Due piccioni con una fava
A Sondalo il centro staccato dell'Istituto Inail di Budrio che la Regione Lombardia intende realizzare?

Il mio è poco più di uno spot, non essendovi più spazio per articolare un ragionamento. (Tante e tali sono le novità e le cose interessanti cui dare spazio, in questo numero, che il direttore non ne trova per i suoi pezzi…!?) Ma, poiché altrove notizia e conseguente possibile proposizione non hanno avuto visibilità ed espressione, ritengo utile cominciare ad enunciarle qui, per poi eventualmente tornare a svilupparle se ve ne saranno le condizioni.

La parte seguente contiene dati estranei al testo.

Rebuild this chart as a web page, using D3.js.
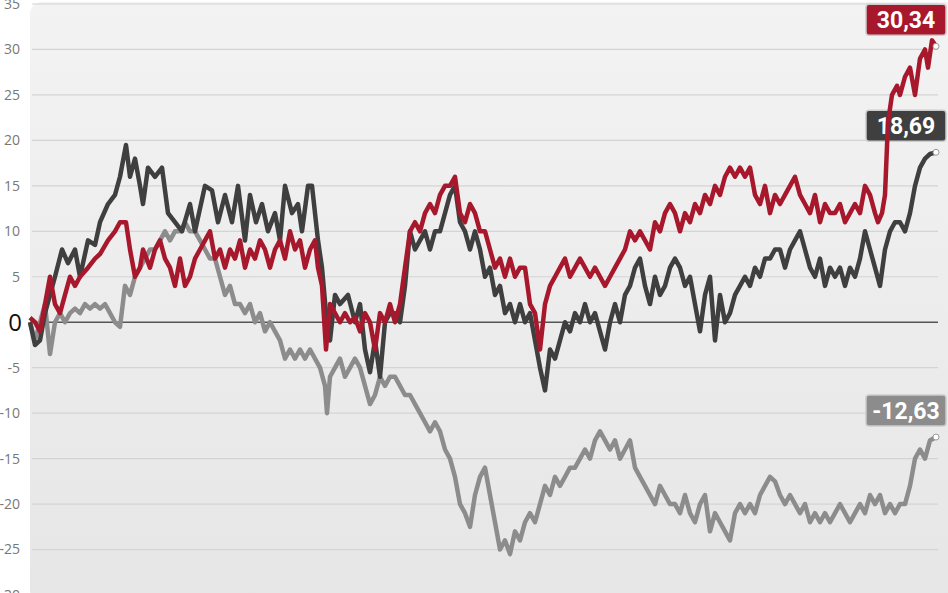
<!DOCTYPE html>
<html><head><meta charset="utf-8">
<script src="https://cdn.jsdelivr.net/npm/d3@7"></script>
<style>body{margin:0;background:#fff;}svg{display:block;}</style>
</head><body><svg id="c" width="948" height="593"></svg>
<script>
const yTicks=[35,30,25,20,15,10,5,0,-5,-10,-15,-20,-25,-30];
const darkT=[0,5,10,15,25,32,38,45,50,58,65,70,78,85,90,96,100,105,110,113,118,125,132,138,145,152,160,165,175,182,188,195,202,208,215,220,226,232,238,245,250,255,262,268,272,278,282,288,292,296,300,305,310,318,325,330,335,340,345,350,355,360,365,370,375,380,385,390,395,400,405,410,415,420,425,430,435,440,445,450,455,460,465,470,475,480,485,490,495,500,505,510,515,520,525,530,535,540,545,550,555,560,565,570,575,580,585,590,595,600,605,610,615,620,625,630,635,640,645,650,655,660,665,670,675,680,685,690,695,700,705,710,715,720,725,730,735,740,745,750,755,760,765,770,775,780,785,790,795,800,805,810,815,820,825,830,835,840,845,850,855,860,865,870,875,880,885,890,895,900,906];
const darkV=[0,-2.5,-2,1,5,8,6.5,8,5,9,8.5,11,13,14,16,19.5,16,18,15,13,17,16,17,12,11,10,13,10,15,14.5,11,14,11,15,9,14,11,13,10,12,9,15,12,13,10,15,15,9,6,1,-2,3,2,3,0,2,-3,-5.5,-2,-6,0,1,1,0,4,10,8,9,10,8,10,10,12,14,15,11,10,8,10,8,5,6,3,4,1,2,0,2,0,1,-2,-5,-7.5,-3,-4,-2,0,-1,1,0,2,0,1,-1,-3,0,2,0,3,4,6,7,4,2,5,3,4,6,7,6,4,5,2,-1,3,5,-2,3,0,1,3,4,5,4,6,5,7,7,8,8,6,8,9,10,8,6,5,7,4,6,5,6,4,6,5,7,10,8,6,4,8,10,11,11,10,12,15,17,18,18.5,18.69];
const redT=[0,5,10,15,20,25,30,35,40,45,50,58,65,70,78,85,90,96,100,105,110,113,120,125,130,135,140,145,150,155,160,165,170,175,180,185,190,195,200,205,210,215,220,225,230,235,240,245,250,255,260,265,270,275,280,285,288,292,296,300,305,310,315,320,325,330,335,340,345,350,355,360,365,370,375,380,385,390,395,400,405,410,415,420,425,430,435,440,445,450,455,460,465,470,475,480,485,490,495,500,505,510,515,520,525,530,535,540,545,550,555,560,565,570,575,580,585,590,595,600,605,610,615,620,625,630,635,640,645,650,655,660,665,670,675,680,685,690,695,700,705,710,715,720,725,730,735,740,745,750,755,760,765,770,775,780,785,790,795,800,805,810,815,820,825,830,835,840,845,848,852,855,858,862,867,870,875,880,885,890,895,898,902,906];
const redV=[0.5,0,-1,2,5,2,1,3,5,4,5,6,7,7.5,9,10,11,11,8,5,6,8,6,8,9,7,6,4,7,4,5,7,8,9,10,7,8,6,8,7,9,6,8,7,9,8,6,8,9,7,10,8,9,6,8,9,6,4,-3,2,1,0,1,0,0.5,-1,1,0,-3,1,0,2,0,2,6,10,11,10,12,13,12,14,15,15,16,12,11,13,12,10,10,8,6,7,5,7,5,6,6,2,1,-3,2,4,5,6,7,5,6,7,6,5,6,5,4,5,6,7,8,10,9,10,9,8,11,10,12,13,12,10,12,11,13,12,14,13,15,14,16,17,16,17,16,17,14,13,15,12,14,13,14,15,16,14,13,12,14,11,13,12,12,13,11,12,13,12,15,14,12,11,12,14,22,25,26,25,27,28,25,29,30,28,31,30.34];
const grayT=[0,5,10,15,20,25,30,35,40,45,50,55,60,65,70,75,80,85,90,95,100,105,110,115,120,125,130,135,140,145,150,155,160,165,170,175,180,185,190,195,200,205,210,215,220,225,230,235,240,245,250,255,260,265,270,275,280,285,290,295,297,300,305,310,315,320,325,330,335,340,345,350,355,360,365,370,375,380,385,390,395,400,405,410,415,420,425,430,435,440,445,450,455,460,465,470,475,480,485,490,495,500,505,510,515,520,525,530,535,540,545,550,555,560,565,570,575,580,585,590,595,600,605,610,615,620,625,630,635,640,645,650,655,660,665,670,675,680,685,690,695,700,705,710,715,720,725,730,735,740,745,750,755,760,765,770,775,780,785,790,795,800,805,810,815,820,825,830,835,840,845,850,855,860,865,870,875,880,885,890,895,900,906];
const grayV=[0,-2,0,2,-3.5,0,1,0,1,1.5,1,2,1.5,2,1.5,2,1,0,-0.5,4,3,5,6,7,8,8,9,10,9,10,10,11,10,10,9,8,7,7,5,3,4,2,2,1,2,0,1,-1,0,-1,-2,-4,-3,-4,-3,-4,-3,-4,-5,-7,-10,-6,-5,-4,-6,-5,-4,-5,-7,-9,-8,-6,-7,-6,-6,-7,-8,-8,-9,-10,-11,-12,-11,-12,-14,-15,-17,-20,-21,-22.5,-19,-17,-16,-19,-22,-25,-24,-25.5,-23,-24,-22,-21,-22,-20,-18,-19,-17,-18,-17,-16,-16,-15,-14,-15,-13,-12,-13,-14,-13,-15,-14,-13,-16,-17,-18,-19,-20,-18,-19,-20,-20,-21,-19,-21,-22,-20,-19,-23,-21,-22,-23,-24,-21,-20,-21,-20,-21,-19,-18,-17,-17.5,-19,-20,-19,-20,-21,-20,-22,-21,-22,-21,-22,-21,-20,-21,-22,-21,-20,-21,-19,-20,-19,-21,-20,-21,-20,-20,-18,-15,-14,-15,-13,-12.63];
const series=[
 {t:grayT,v:grayV,color:"#8c8c8c",label:"-12,63"},
 {t:darkT,v:darkV,color:"#3f3f3f",label:"18,69"},
 {t:redT,v:redV,color:"#a8182c",label:"30,34"}
];
const svg=d3.select("#c");
const defs=svg.append("defs");
const g1=defs.append("linearGradient").attr("id","bg").attr("x1",0).attr("y1",0).attr("x2",0).attr("y2",1);
g1.append("stop").attr("offset","0%").attr("stop-color","#f3f3f3");
g1.append("stop").attr("offset","100%").attr("stop-color","#e6e6e6");
svg.append("rect").attr("x",30).attr("y",2).attr("width",930).attr("height",600).attr("rx",12).attr("fill","url(#bg)");
const x=d3.scaleLinear().domain([0,906]).range([30,936]);
const y=d3.scaleLinear().domain([-30,35]).range([595,4]);
yTicks.forEach(t=>{
  if(t!==0) svg.append("line").attr("x1",32).attr("x2",938).attr("y1",y(t)).attr("y2",y(t)).attr("stroke","#d4d4d4").attr("stroke-width",1.2);
  svg.append("text").attr("x",t===0?22:20).attr("y",y(t)).attr("dy","0.35em").attr("text-anchor","end")
    .attr("font-family","Open Sans, sans-serif").attr("font-size",t===0?24:14).attr("fill",t===0?"#111":"#777").text(t);
});
svg.append("line").attr("x1",30).attr("x2",938).attr("y1",y(0)).attr("y2",y(0)).attr("stroke","#555").attr("stroke-width",1.3);
const line=d3.line().x(d=>x(d[0])).y(d=>y(d[1]));
series.forEach(s=>{
  const n=Math.min(s.t.length,s.v.length);
  const pts=s.t.slice(0,n).map((t,i)=>[t,s.v[i]]);
  pts[n-1][0]=906;
  svg.append("path").datum(pts).attr("d",line).attr("fill","none").attr("stroke",s.color).attr("stroke-width",4.5).attr("stroke-linejoin","round");
  const last=pts[n-1];
  svg.append("circle").attr("cx",x(last[0])).attr("cy",y(last[1])).attr("r",3).attr("fill","#fff").attr("stroke","#999").attr("stroke-width",1);
  const by=Math.max(-4,y(last[1])-42);
  const bx=866;
  svg.append("rect").attr("x",bx).attr("y",by).attr("width",80).attr("height",31).attr("rx",3).attr("fill",s.color).attr("stroke","#ccc").attr("stroke-width",1.5);
  svg.append("text").attr("x",bx+40).attr("y",by+16).attr("dy","0.35em").attr("text-anchor","middle")
    .attr("font-family","Roboto, sans-serif").attr("font-weight","bold").attr("font-size",23).attr("fill","#fff").text(s.label);
});
</script></body></html>
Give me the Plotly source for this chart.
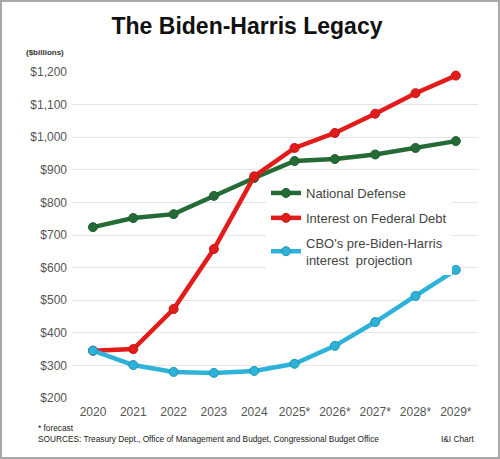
import plotly.graph_objects as go

years = ["2020", "2021", "2022", "2023", "2024", "2025*", "2026*", "2027*", "2028*", "2029*"]
defense = [724, 752, 764, 820, 875, 927, 933, 947, 967, 988]
interest = [345, 350, 473, 657, 880, 967, 1013, 1072, 1135, 1189]
cbo = [345, 301, 280, 277, 283, 305, 360, 433, 513, 593]
y_ticks = [200, 300, 400, 500, 600, 700, 800, 900, 1000, 1100, 1200]
y_tick_text = ["&#36;" + f"{v:,}" for v in y_ticks]

series = [
    ("National Defense", defense, "#246b35", "#1f5e2f"),
    ("Interest on Federal Debt", interest, "#e21b1b", "#c81515"),
    ("CBO's pre-Biden-Harris<br>interest  projection", cbo, "#2eb2d8", "#1f93b8"),
]

fig = go.Figure()
for i, (name, vals, col, mcol) in enumerate(series):
    fig.add_trace(go.Scatter(
        x=years, y=vals, name=name, mode="lines+markers",
        line=dict(color=col, width=4.5),
        marker=dict(color=col, size=9, line=dict(color=mcol, width=1)),
        legendgroup=str(i), cliponaxis=False,
    ))

L, R, T, B = 72, 22, 72, 61
W, H = 500, 459
pw, ph = W - L - R, H - T - B

def px(x):
    return (x - L) / pw

def py(y):
    return (H - B - y) / ph

foot_font = dict(family="Liberation Sans, Arial, sans-serif", size=8.3, color="#222222")

fig.update_layout(
    width=W, height=H,
    margin=dict(l=L, r=R, t=T, b=B),
    paper_bgcolor="white", plot_bgcolor="white",
    font=dict(family="Liberation Sans, Arial, sans-serif", color="#555555"),
    showlegend=True,
    legend=dict(
        x=px(266), y=py(178), xanchor="left", yanchor="top",
        bgcolor="white", font=dict(size=13, color="#444444"),
        traceorder="grouped", tracegroupgap=5, itemwidth=30,
    ),
    title=dict(
        text="<b>The Biden-Harris Legacy</b>",
        x=247 / W, xref="container", xanchor="center",
        y=1 - 26 / H, yref="container", yanchor="middle",
        font=dict(size=23, color="#111111"),
    ),
    xaxis=dict(
        type="category", range=[-0.52, 9.55], showgrid=False,
        showline=False, zeroline=False, ticks="", automargin=False,
        tickfont=dict(size=12, color="#555555"), ticklabelstandoff=5,
    ),
    yaxis=dict(
        range=[200, 1200], tickvals=y_ticks, ticktext=y_tick_text,
        showgrid=True, gridcolor="#e6e6e6", gridwidth=1,
        zeroline=False, showline=False, ticks="", automargin=False,
        tickfont=dict(size=12, color="#555555"), ticklabelstandoff=4,
    ),
    shapes=[dict(
        type="rect", xref="paper", yref="paper",
        x0=px(1), x1=px(499), y0=py(458), y1=py(1),
        line=dict(color="#a8a8a8", width=2), fillcolor="rgba(0,0,0,0)",
        layer="below",
    )],
    annotations=[
        dict(text="<b>($billions)</b>", xref="paper", yref="paper",
             x=px(24), y=py(53), xanchor="left", yanchor="middle",
             showarrow=False, font=dict(size=8, color="#333333")),
        dict(text="* forecast", xref="paper", yref="paper",
             x=px(36), y=py(428), xanchor="left", yanchor="middle",
             showarrow=False, font=foot_font),
        dict(text="SOURCES: Treasury Dept., Office of Management and Budget, Congressional Budget Office",
             xref="paper", yref="paper",
             x=px(36), y=py(439), xanchor="left", yanchor="middle",
             showarrow=False, font=foot_font),
        dict(text="I&amp;I Chart", xref="paper", yref="paper",
             x=px(476), y=py(439), xanchor="right", yanchor="middle",
             showarrow=False, font=foot_font),
    ],
)

fig.write_html(
    "out.html",
    config={"displayModeBar": False},
    post_script="document.body.style.margin='0';document.body.style.overflow='hidden';",
)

La notizia è del mese scorso e riguarda l'annunciato impegno della Regione a sostenere la realizzazione in Lombardia di un centro integrato dell'Istituto Inail di Budrio (cioè del «centro di eccellenza per le creazioni di protesi per chi ha subito un infortunio», come ha dichiarato l'assessore alla sanità Carlo Borsani). «I responsabili di Budrio - è sempre Borsani che parla - mi faranno conoscere le loro esigenze e avere un loro progetto per la realizzazione di questa sede staccata. Ho dato la mia piena disponibilità a individuare la struttura adatta e ad alleggerire tutti i passaggi burocratici per la sua realizzazione. La creazione di questa sede in Lombardia può aumentare la produttività di una struttura particolarmente efficiente e accorciare tempi e distanze per avere una protesi per chi ha subito un trauma».

Il pensiero di un valtellinese (ma forse anche di un lombardo) non può che correre subito a Sondalo. Anche perché i responsabili dell'allora ente ospedaliero, all'incirca un paio di lustri fa, già avevano tentato (vero, dott. Schiantarelli?) di muoversi in quella direzione e sviluppato una serie di altre valutazioni, delle quali non vi è modo, ora, di riferire l'esito, ma le cui conclusioni erano tutt'altro che scoraggianti. Il cruccio di questi mesi dei managers nostrani della sanità e degli amministratori (la "minacciata" creazione dell'azienda ospedaliera provinciale) troverebbe la classica palla al balzo nel sopra riferito impegno regionale. Se è vero, come ha snocciolato l'ing. Triaca agli attoniti sindaci del distretto di Morbegno, che dei 4.000 dipendenti del settore in provincia, ben 1.500 si trovano "rinchiusi" nei padiglioni del "Morelli" e se il richiamo extra-provinciale di quella super-superstruttura («a valenza almeno regionale», come hanno sempre fantasticato, coram populo, le nostre organizzazioni sindacali e politiche) raggiunge a fatica un misero 25%, è gioco forza - come tutti pensano, ma nessuno vuol dire - che per la riorganizzazione della rete ospedaliera sia necessario estirpare proprio quel bubbone. E allora: quale migliore occasione di questa? O meglio e più precisamente: ve ne saranno altre, di occasioni?

È vero. L'opera di riconversione e ristrutturazione appare come mastodontica. Se poi ci mettiamo i mai risolti problemi infrastrutturali e il nostro sacro terrore per le trasformazioni profonde, l'impresa sembra addirittura impossibile. Ma, a parte le oggettive necessità, del presente e del futuro, che la Regione ha tradotto in programma e che, a ben guardare, non sono poca cosa, abbiamo qualche altra soluzione per quell'altro, "nostro" problema?

Sperando che il piccolo sasso nello stagno possa produrre da qui a un mese sufficiente materiale per poter tornare sull'argomento senza passare per la solita vox clamans in deserto, rivolgo ad operatori e amministratori l'invito a voler almeno prendere in considerazione la cosa.